We were checking our lion bait, when we saw this sable bull in the bush. Roy thought it was a good idea to bag him. 375/404 about 250 yards.

Here are the Sunshine Boys, Gerhard and Walter, with Horst keeping their company on the right. This is the front garden of our camp at Matetsi. Those with sharp eye sight might notice the similarity between Gerhard and Walter. Walter had an ammo belt, binoculars, GPS, both still and video cameras, a book and some magazines and a radio cassette player. He generally does not like to venture too far from the grub box in the truck either. We have learnt to eat something before leaving Walter in the truck and go chase some animals.
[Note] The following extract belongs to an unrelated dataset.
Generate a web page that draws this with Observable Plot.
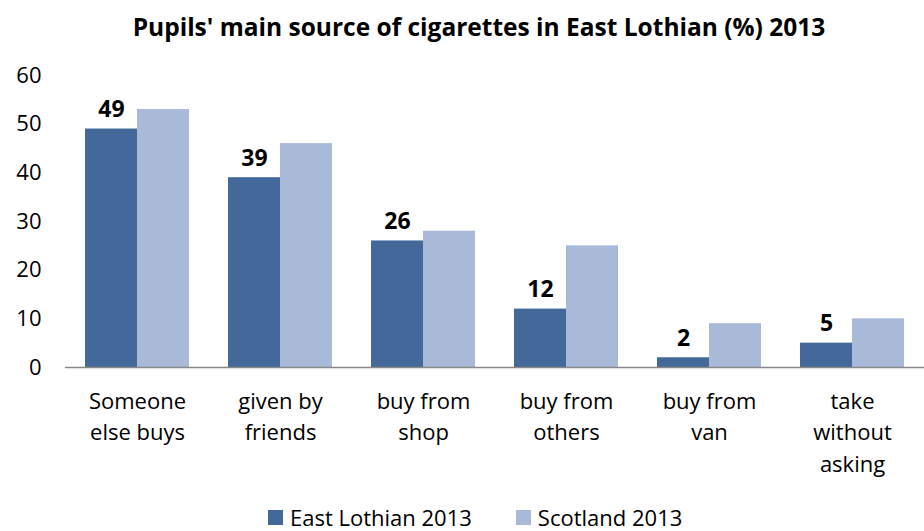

As on a number of occasions when we have been away for a few hours, we come back to an empty grub box.

We saw a number of bulls together early in the morning, and after a few heated discussions, we decided to shoot this one. We followed them for over two hours. They were always in sight, but we could not get close enough to this one. Eventually, he dropped behind them feeding, and we managed to bag him. He had 55+52 pounds. 374/404, Barnes monolithic solid 300 grain, at about 30 yards. Roy, Walter and myself.

These vultures were waiting near our elephant carcass. 

This is a windmill that has been pushed over by elephants.

Walter shot this waterbuck with his deadly Blaser R93. Gerhard, Hanna, myself and our intrepid hunter, Walter.

I shot this zebra on our first day in Matetsi, the same day I shot the reedbuck pictured at the beginning. Roy, Walter and me. 375/404, about 300 yards.

This is Walter with his namesake, Walterhog, you might notice the uncanny resemblance between the two creatures pictured above.